'''

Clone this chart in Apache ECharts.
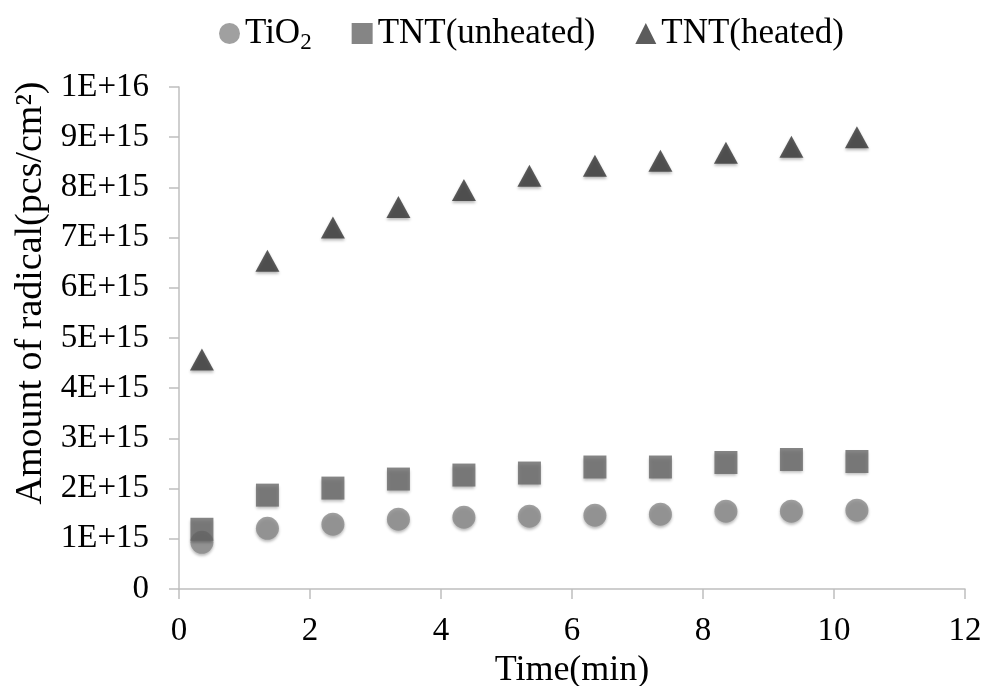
<!DOCTYPE html>
<html>
<head>
<meta charset="utf-8">
<style>
  html, body { margin: 0; padding: 0; background: #fff; }
  #chart { width: 983px; height: 686px; }
</style>
<script src="https://cdn.jsdelivr.net/npm/echarts@6/dist/echarts.min.js"></script>
</head>
<body>
<div id="chart"></div>
<script>
// 时间 (min)
const times = [0.35, 1.35, 2.35, 3.35, 4.35, 5.35, 6.35, 7.35, 8.35, 9.35, 10.35]
// 自由基数量 (pcs/cm2)
const tio2 = [0.93e15, 1.21e15, 1.29e15, 1.39e15, 1.43e15, 1.45e15, 1.47e15, 1.49e15, 1.55e15, 1.55e15, 1.57e15]
const tntUnheated = [1.19e15, 1.87e15, 2.01e15, 2.19e15, 2.27e15, 2.31e15, 2.43e15, 2.43e15, 2.52e15, 2.58e15, 2.54e15]
const tntHeated = [4.57e15, 6.54e15, 7.2e15, 7.61e15, 7.95e15, 8.23e15, 8.43e15, 8.53e15, 8.69e15, 8.81e15, 9.0e15]

const seriesNames = ['TiO2', 'TNT(unheated)', 'TNT(heated)']

const FONT = '"Liberation Serif", "DejaVu Serif", serif'
const pair = (xs, ys) => xs.map((x, i) => [x, ys[i]])

const chart = echarts.init(document.getElementById('chart'))

const markerShadow = {
  shadowBlur: 3,
  shadowOffsetY: 2,
  shadowColor: 'rgba(0,0,0,0.35)'
}

const axisGray = { color: '#bfbfbf', width: 1.5 }

const option = {
  animation: false,
  textStyle: { fontFamily: FONT },
  legend: {
    top: 11,
    left: 214,
    itemGap: 40,
    itemWidth: 21,
    itemHeight: 21,
    data: [
      { name: seriesNames[0], icon: 'circle' },
      { name: seriesNames[1], icon: 'rect' },
      { name: seriesNames[2], icon: 'triangle' }
    ],
    formatter: name => name === 'TiO2' ? '{a|TiO}{sub|2}' : '{a|' + name + '}',
    textStyle: {
      fontFamily: FONT,
      color: '#000',
      rich: {
        a: { fontFamily: FONT, fontSize: 35, color: '#000' },
        sub: { fontFamily: FONT, fontSize: 23, color: '#000', padding: [18, 0, 0, 0] }
      }
    }
  },
  grid: {
    left: 179,
    right: 18,
    top: 87,
    bottom: 97,
    outerBoundsMode: 'none'
  },
  xAxis: {
    type: 'value',
    min: 0,
    max: 12,
    interval: 2,
    name: 'Time(min)',
    nameLocation: 'middle',
    nameGap: 62,
    nameTextStyle: { fontFamily: FONT, fontSize: 36, color: '#000' },
    axisLine: { show: true, lineStyle: axisGray },
    axisTick: { show: true, length: 10, lineStyle: axisGray },
    axisLabel: { fontFamily: FONT, fontSize: 33, color: '#000', margin: 26 },
    splitLine: { show: false }
  },
  yAxis: {
    type: 'value',
    min: 0,
    max: 1e16,
    interval: 1e15,
    name: 'Amount of radical(pcs/cm\u00B2)',
    nameLocation: 'middle',
    nameGap: 128,
    nameTextStyle: {
      fontFamily: FONT,
      fontSize: 38,
      color: '#000',
      padding: [0, 0, 0, 90]
    },
    axisLine: { show: true, lineStyle: axisGray },
    axisTick: { show: true, length: 10, lineStyle: axisGray },
    axisLabel: {
      fontFamily: FONT,
      fontSize: 33,
      color: '#000',
      margin: 30,
      formatter: v => v === 0 ? '0' : v.toExponential(0).toUpperCase()
    },
    splitLine: { show: false }
  },
  series: [
    {
      name: seriesNames[0],
      type: 'scatter',
      symbol: 'circle',
      symbolSize: 23,
      itemStyle: Object.assign({ color: '#888888' }, markerShadow),
      data: pair(times, tio2)
    },
    {
      name: seriesNames[1],
      type: 'scatter',
      symbol: 'rect',
      symbolSize: 23,
      itemStyle: Object.assign({ color: '#666666' }, markerShadow),
      data: pair(times, tntUnheated)
    },
    {
      name: seriesNames[2],
      type: 'scatter',
      symbol: 'triangle',
      symbolSize: [24, 22],
      itemStyle: Object.assign({ color: '#333333' }, markerShadow),
      data: pair(times, tntHeated)
    }
  ]
}

chart.setOption(option)
</script>
</body>
</html>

'''

▶ Given instruction: Restate the data above exactly, stripping out each image.

▶ Written response:
Clone this chart in Apache ECharts.
<!DOCTYPE html>
<html>
<head>
<meta charset="utf-8">
<style>
  html, body { margin: 0; padding: 0; background: #fff; }
  #chart { width: 983px; height: 686px; }
</style>
<script src="https://cdn.jsdelivr.net/npm/echarts@6/dist/echarts.min.js"></script>
</head>
<body>
<div id="chart"></div>
<script>
// 时间 (min)
const times = [0.35, 1.35, 2.35, 3.35, 4.35, 5.35, 6.35, 7.35, 8.35, 9.35, 10.35]
// 自由基数量 (pcs/cm2)
const tio2 = [0.93e15, 1.21e15, 1.29e15, 1.39e15, 1.43e15, 1.45e15, 1.47e15, 1.49e15, 1.55e15, 1.55e15, 1.57e15]
const tntUnheated = [1.19e15, 1.87e15, 2.01e15, 2.19e15, 2.27e15, 2.31e15, 2.43e15, 2.43e15, 2.52e15, 2.58e15, 2.54e15]
const tntHeated = [4.57e15, 6.54e15, 7.2e15, 7.61e15, 7.95e15, 8.23e15, 8.43e15, 8.53e15, 8.69e15, 8.81e15, 9.0e15]

const seriesNames = ['TiO2', 'TNT(unheated)', 'TNT(heated)']

const FONT = '"Liberation Serif", "DejaVu Serif", serif'
const pair = (xs, ys) => xs.map((x, i) => [x, ys[i]])

const chart = echarts.init(document.getElementById('chart'))

const markerShadow = {
  shadowBlur: 3,
  shadowOffsetY: 2,
  shadowColor: 'rgba(0,0,0,0.35)'
}

const axisGray = { color: '#bfbfbf', width: 1.5 }

const option = {
  animation: false,
  textStyle: { fontFamily: FONT },
  legend: {
    top: 11,
    left: 214,
    itemGap: 40,
    itemWidth: 21,
    itemHeight: 21,
    data: [
      { name: seriesNames[0], icon: 'circle' },
      { name: seriesNames[1], icon: 'rect' },
      { name: seriesNames[2], icon: 'triangle' }
    ],
    formatter: name => name === 'TiO2' ? '{a|TiO}{sub|2}' : '{a|' + name + '}',
    textStyle: {
      fontFamily: FONT,
      color: '#000',
      rich: {
        a: { fontFamily: FONT, fontSize: 35, color: '#000' },
        sub: { fontFamily: FONT, fontSize: 23, color: '#000', padding: [18, 0, 0, 0] }
      }
    }
  },
  grid: {
    left: 179,
    right: 18,
    top: 87,
    bottom: 97,
    outerBoundsMode: 'none'
  },
  xAxis: {
    type: 'value',
    min: 0,
    max: 12,
    interval: 2,
    name: 'Time(min)',
    nameLocation: 'middle',
    nameGap: 62,
    nameTextStyle: { fontFamily: FONT, fontSize: 36, color: '#000' },
    axisLine: { show: true, lineStyle: axisGray },
    axisTick: { show: true, length: 10, lineStyle: axisGray },
    axisLabel: { fontFamily: FONT, fontSize: 33, color: '#000', margin: 26 },
    splitLine: { show: false }
  },
  yAxis: {
    type: 'value',
    min: 0,
    max: 1e16,
    interval: 1e15,
    name: 'Amount of radical(pcs/cm\u00B2)',
    nameLocation: 'middle',
    nameGap: 128,
    nameTextStyle: {
      fontFamily: FONT,
      fontSize: 38,
      color: '#000',
      padding: [0, 0, 0, 90]
    },
    axisLine: { show: true, lineStyle: axisGray },
    axisTick: { show: true, length: 10, lineStyle: axisGray },
    axisLabel: {
      fontFamily: FONT,
      fontSize: 33,
      color: '#000',
      margin: 30,
      formatter: v => v === 0 ? '0' : v.toExponential(0).toUpperCase()
    },
    splitLine: { show: false }
  },
  series: [
    {
      name: seriesNames[0],
      type: 'scatter',
      symbol: 'circle',
      symbolSize: 23,
      itemStyle: Object.assign({ color: '#888888' }, markerShadow),
      data: pair(times, tio2)
    },
    {
      name: seriesNames[1],
      type: 'scatter',
      symbol: 'rect',
      symbolSize: 23,
      itemStyle: Object.assign({ color: '#666666' }, markerShadow),
      data: pair(times, tntUnheated)
    },
    {
      name: seriesNames[2],
      type: 'scatter',
      symbol: 'triangle',
      symbolSize: [24, 22],
      itemStyle: Object.assign({ color: '#333333' }, markerShadow),
      data: pair(times, tntHeated)
    }
  ]
}

chart.setOption(option)
</script>
</body>
</html>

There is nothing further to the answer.